A GUEST COLUMN BY SUZIE KIDDER
1) Access to good health care is a human right.
No one in the United States should lose a home or have to file bankruptcy because they get sick. None of us should be denied access to healthcare because we have experienced an illness in the past. Those of us with a “pre-existing condition” need more care—not less care.
2) I am my brother’s keeper.
The health and well being of any one of us matters to all of us. The proper role of government is to insure that care is not only available—but actually delivered—to each of us – on behalf of the rest of us.
3) Insurance companies that want to make a profit must earn their money “the old fashioned way.”

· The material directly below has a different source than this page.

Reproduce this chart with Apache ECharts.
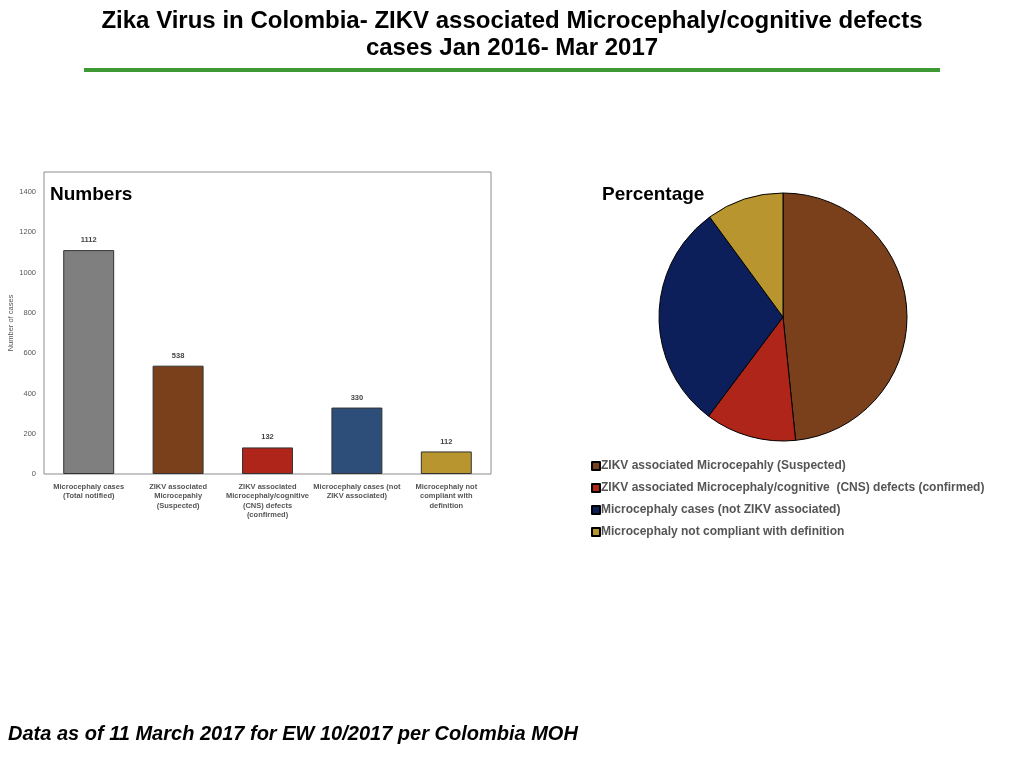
<!DOCTYPE html>
<html>
<head>
<meta charset="utf-8">
<script src="https://cdn.jsdelivr.net/npm/echarts@6/dist/echarts.min.js"></script>
<style>
  html, body { margin: 0; padding: 0; background: #fff; }
  #chart_one { width: 1024px; height: 768px; }
</style>
</head>
<body>
<div id="chart_one"></div>
<script>
var barCategories = [
  'Microcephaly cases\n(Total notified)',
  'ZIKV associated\nMicrocepahly\n(Suspected)',
  'ZIKV associated\nMicrocephaly/cognitive\n(CNS) defects\n(confirmed)',
  'Microcephaly cases (not\nZIKV associated)',
  'Microcephaly not\ncompliant with\ndefinition'
];
var barValues = [1112, 538, 132, 330, 112];
var barColors = ['#7f7f7f', '#7a3f1b', '#b0251a', '#2d4e78', '#b8952f'];

var pieNames = [
  'ZIKV associated Microcepahly (Suspected)',
  'ZIKV associated Microcephaly/cognitive  (CNS) defects (confirmed)',
  'Microcephaly cases (not ZIKV associated)',
  'Microcephaly not compliant with definition'
];
var pieValues = [538, 132, 330, 112];
var pieColors = ['#7a3f1b', '#b0251a', '#0c1f5a', '#b8952f'];

var yTicks = [0, 200, 400, 600, 800, 1000, 1200, 1400];

var theDom = document.getElementById('chart_one');
var myChart = echarts.init(theDom);
var option;

var barData = barValues.map(function (v, i) {
  return { value: v, itemStyle: { color: barColors[i] } };
});
var pieData = pieValues.map(function (v, i) {
  return { name: pieNames[i], value: v, itemStyle: { color: pieColors[i] } };
});

option = {
  animation: false,
  textStyle: { fontFamily: 'Liberation Sans, Arial, sans-serif' },
  title: [
    {
      text: 'Zika Virus in Colombia- ZIKV associated Microcephaly/cognitive defects\ncases Jan 2016- Mar 2017',
      left: 'center',
      top: 8,
      padding: 0,
      textStyle: {
        fontFamily: 'Liberation Sans Narrow, Arial Narrow, Liberation Sans, sans-serif',
        fontSize: 24, fontWeight: 'bold', color: '#000', lineHeight: 27
      }
    },
    {
      text: 'Numbers', left: 50, top: 185, padding: 0,
      textStyle: { fontSize: 19, fontWeight: 'bold', color: '#000' }
    },
    {
      text: 'Percentage', left: 602, top: 185, padding: 0,
      textStyle: { fontSize: 19, fontWeight: 'bold', color: '#000' }
    },
    {
      text: 'Data as of 11 March 2017 for EW 10/2017 per Colombia MOH',
      left: 8, top: 724, padding: 0,
      textStyle: { fontSize: 20, fontWeight: 'bold', fontStyle: 'italic', color: '#000' }
    }
  ],
  graphic: [
    {
      type: 'rect',
      shape: { x: 84, y: 68, width: 856, height: 4 },
      style: { fill: '#3f9a35' }
    }
  ],
  legend: {
    orient: 'vertical',
    left: 586,
    top: 455,
    itemWidth: 8,
    itemHeight: 8,
    itemGap: 10,
    icon: 'rect',
    selectedMode: false,
    textStyle: { fontSize: 12, fontWeight: 'bold', color: '#555', padding: [0, 0, 0, -4] },
    data: pieNames
  },
  grid: {
    left: 44, top: 172, width: 447, height: 302,
    show: true, borderColor: '#8c8c8c', borderWidth: 1, backgroundColor: 'transparent'
  },
  xAxis: {
    type: 'category',
    data: barCategories,
    axisLine: { show: false },
    axisTick: { show: false },
    axisLabel: {
      interval: 0, margin: 8, fontSize: 7.5, fontWeight: 'bold',
      color: '#555', lineHeight: 9.5
    }
  },
  yAxis: {
    type: 'value',
    min: 0, max: 1500, interval: 100,
    axisLine: { show: false },
    axisTick: { show: false },
    splitLine: { show: false },
    name: 'Number of cases',
    nameLocation: 'middle',
    nameGap: 28,
    nameTextStyle: { fontSize: 7.5, color: '#555' },
    axisLabel: {
      fontSize: 7.5, color: '#555', margin: 8,
      formatter: function (v) { return yTicks.indexOf(v) >= 0 ? v : ''; }
    }
  },
  series: [
    {
      type: 'bar',
      data: barData,
      barWidth: '57%',
      itemStyle: { borderColor: '#333', borderWidth: 1 },
      label: {
        show: true, position: 'top', distance: 6,
        fontSize: 7.5, fontWeight: 'bold', color: '#444'
      }
    },
    {
      type: 'pie',
      center: [783, 317],
      radius: 124,
      startAngle: 90,
      clockwise: true,
      data: pieData,
      label: { show: false },
      labelLine: { show: false },
      itemStyle: { borderColor: '#000', borderWidth: 1 }
    }
  ]
};

myChart.setOption(option);
window.onresize = function () {
  myChart.resize();
};
</script>
</body>
</html>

Simply providing access to the health care system or paying a claim is not sufficient—because we are the ones that gave them the money to do this in the first place. Insurance companies earn the right to make a profit by doing two additional—and very important—things beyond just paying a claim. First, they gather information on how patients are being treated, and analyze these data to help grow our collective understanding of “what works.” Second, they make this knowledge available to doctors to help them improve our chances to enjoy better clinical outcomes, i.e., “get better.” What they do to help caregivers deliver better treatment is what earns them the right to make a (reasonable) profit.
4) Medicine is a profession and a calling—and not a “profit center.”
Physicians and other professional caregivers should be very well paid for the valuable service they provide. However, what we pay them for any care they deliver should reflect not only the cost to the physician, but also the benefit to the patient.
5) We have to start paying our doctors for “talk time.” Time that a physician spends in really talking to a patient—and listening to that patient—is critical to both diagnosis and treatment. Countries that have larger percentages of physicians in family practice rather than “specialties” have better public health indices.
That “Norman Rockwell family doctor we used to have” gave his patients something very valuable—his time. Perhaps the single thing that patients say they want now, and don’t receive, is more time with our doctors. Giving a physician a chance to take a detailed patient history, and to get a full description of "what’s really going on" around whatever “complaint” brought that patient into his office, is at least as valuable as any test or procedure performed. We have to stop running our doctors ragged, and quit driving them out of medicine altogether. We must begin to allow them the time it actually takes to practice good medicine.
6) Preventing disease is less expensive than curing disease, and it’s also much more valuable.
Treatments that prevent disease should be reimbursed on an equal footing with those that “cure” and/or “manage” a disease that’s been allowed to develop. Prevention costs less in terms of both human misery and dollars. Health care professionals will begin to shift their practice models towards health promotion when we begin to reimburse for the treatments and services that this perspective requires.
7) What we as patients do for ourselves probably matters more than what the health care system does to us—so come on people—what’s it going to take for us to start doing it?
Lifestyle issues (i.e., diet, exercise, vitamin and mineral supplements, sleep, stress levels, religious/spiritual practices, and even “play”) are often more powerful than drugs and surgery for the prevention, treatment, or “management” of the majority of complex chronic illnesses. These deserve serious consideration, equal respect, a dedicated investment in consumer education, and direct financial support where appropriate.
8) Patients have a right to be educated and informed on all aspects of their health care issues.
We deserve the ability to participate as an equal in any and all of our health care decisions. Doctors in the past somehow assumed the sole responsibility for “life and death”—gallant, but inappropriate. Patients were supposed to be compliant, i.e. “to do what we were told.” But we patients have a responsibility for our own lives, and we are the ones who will experience the consequences of any treatment decisions made on our behalf. We have a right to a real voice.
9) Having a doctor who understands us is critical to our ability to get good health care.
More than one type of wisdom is required to make the right health care decision for any individual patient. Medical professionals cite the importance of “the science” to their ability to deliver quality care. They are not wrong. But how well they understand a disease is only half of what it takes. The other half is how well they understand us—the unique human being standing in front of them. That wisdom comes from common sense, compassion, and a willingness to be human and sometimes even vulnerable. And perhaps most of all, it comes from being willing to listen.
10) The “best health care system in the world” will do two very different things (see below) with equal skill and passion—and it will operate with a lot more compassion than it does right now.
First, it will continue to make wise use of all our fabulous advances in technology and shared scientific knowledge. But it will also return to something we’ve lost—a real commitment to supporting the human relationship that always sits at the heart of healing.